The Truth About 5G Speeds From Your Wireless Carrier
Who's honest and who's really a liar liar pants on fire in the race to the ultra-fast 5G wireless data speeds? The nation's wireless carriers have launched all kinds of marketing gimmicks and campaigns to tout their 5G as being the first, the fastest, the best coverage or cheapest cost, but who's really telling the truth? In this article we will break down what is 5G, how it works and what the speeds each wireless carrier will be providing you, all in non-technical layman's term.
5G is defined as a frequency spectrum of radio waves which is divided into three classes, millimeter wave, mid-band and low-band according to 3GPP, or 3rd Generation Partnership Project, the agency that sets and maintains wireless data speeds worldwide. Below is a description of each type, the speeds they are capable of achieving and which wireless carrier is using which type of 5G.
True 5G is broadcasted in the 24 GHz to 72 GHz range and has data speeds of 1-2 Gbit/s down, which is capable of downloading a high definition full length movie in about a minute. It uses millimeter wave technology which transmits superfast signals but those signal can only travel a short distance and can not get through walls, hills or other object very well. This is the most expensive version of 5G for the wireless carriers as it requires a completely new infrastructure to be built and requires far more cell sites than the current 4G which we use now, this means more cell towers and cell repeaters.

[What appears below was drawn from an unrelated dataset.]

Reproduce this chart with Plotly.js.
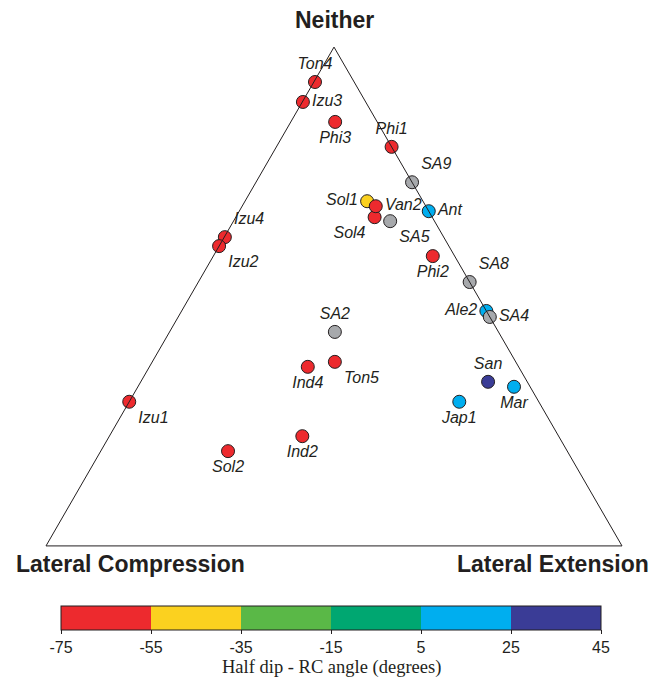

Next up is the mid-band 5G. This middle tier class broadcasts in the 2.4 GHz to 4.2 GHz range and has speeds of 100-400 Mbit/s down. You can download the same High Definition movie in about five to 15 minutes. The lower frequency range means the signal can travel further and get through many walls but can not get around hills or dense obstructions.
Lastly, there is low-band 5G. Low-band 5G is really just 4G LTE that has been slightly improved. Broadcasting in the 600 MHz range, it has speeds of 25 Mbit/s to 50 Mbit/s down, which is roughly the same speeds of the current 4G LTE speeds of AT&T and Verizon according to Root Metrics, an independent agency that tests and monitors wireless data speeds in the U.S. You can download that same high definition movie anywhere from 45 minutes to three hours, depending on network congestion and tower speeds available in your area.
Now, which carrier uses which version of 5G? We researched and compared information available from each carrier along with data from Root Metrics and 3GPP.
For the fastest 5G, the nation's two largest carriers, Verizon and AT&T respectively, are building out the ultra-fast millimeter wave 5G technology, and have already set up working locations in select areas of Los Angeles, New York and Boston.
And the mid-band range 5G? This will be Sprint's primary 5G network as the carrier is actively building new cell tower sites and upgrading some LTE towers that are capable of being upgraded. Additionally, both Verizon and AT&T are building out this 5G network speed for their less densely populated suburban areas and rural customers and for backup service to their millimeter wave 5G in urban areas, with their coverage maps looking like a layered cake for 5G data speeds.
As for the low-bad 5G, that will be exclusively T-Mobile's nationwide 5G network. In doing this route, T-Mobile could claim to be the nation's first nationwide 5G provider, though certainly not the fastest speed provider, but they seem to have left that detail off of their latest round of 5G commercials. Additionally, AT&T is using this low-band 5G network to claim they were the first to have 5G, again it's really just 4G LTE that has been slightly improved and they were cheeky enough to relabel many of their customers smartphones with the 5G logo despite it really only being 4G LTE.
Both Verizon and AT&T will be primarily the ultra-fast millimeter wave and mid-band levels of 5G to provide most of their coverage and using low-band in very rural areas for coverage of their entire network whereas Sprint will only be using the mid-band and T-Mobile will only be using low-band 5G, at least for now.
At the time of this article's publishing, only AT&T and Verizon are building millimeter wave type 5G in the United States, the truly fastest type of 5G according to 3GPP.
Sadly, we are starting to see both Verizon and AT&T tack on an extra monthly charge for customers who wish to use their shiny new 5G mid-band and millimeter wave networks in the form of 5G access fees. These extra fees are in addition to the customer needing to buy a new phone capable of 5G and paying their existing monthly phone and data plans. When 4G and LTE rolled out, no carrier charged extra for the newest and fastest data speeds, customer's only needed to buy a new 4G compatible phone. To be fair though, 4G did not require a wholesale building of a new infrastructure nationwide with new towers and new equipment like 5G mid-band and millimeter wave will require of the wireless carriers.
But what if you're using prepaid service? As far as we can find, no prepaid phone services such as Cricket, Boost, Metro PCS, AT&T Go, or any Verizon prepaid services will have access to 5G.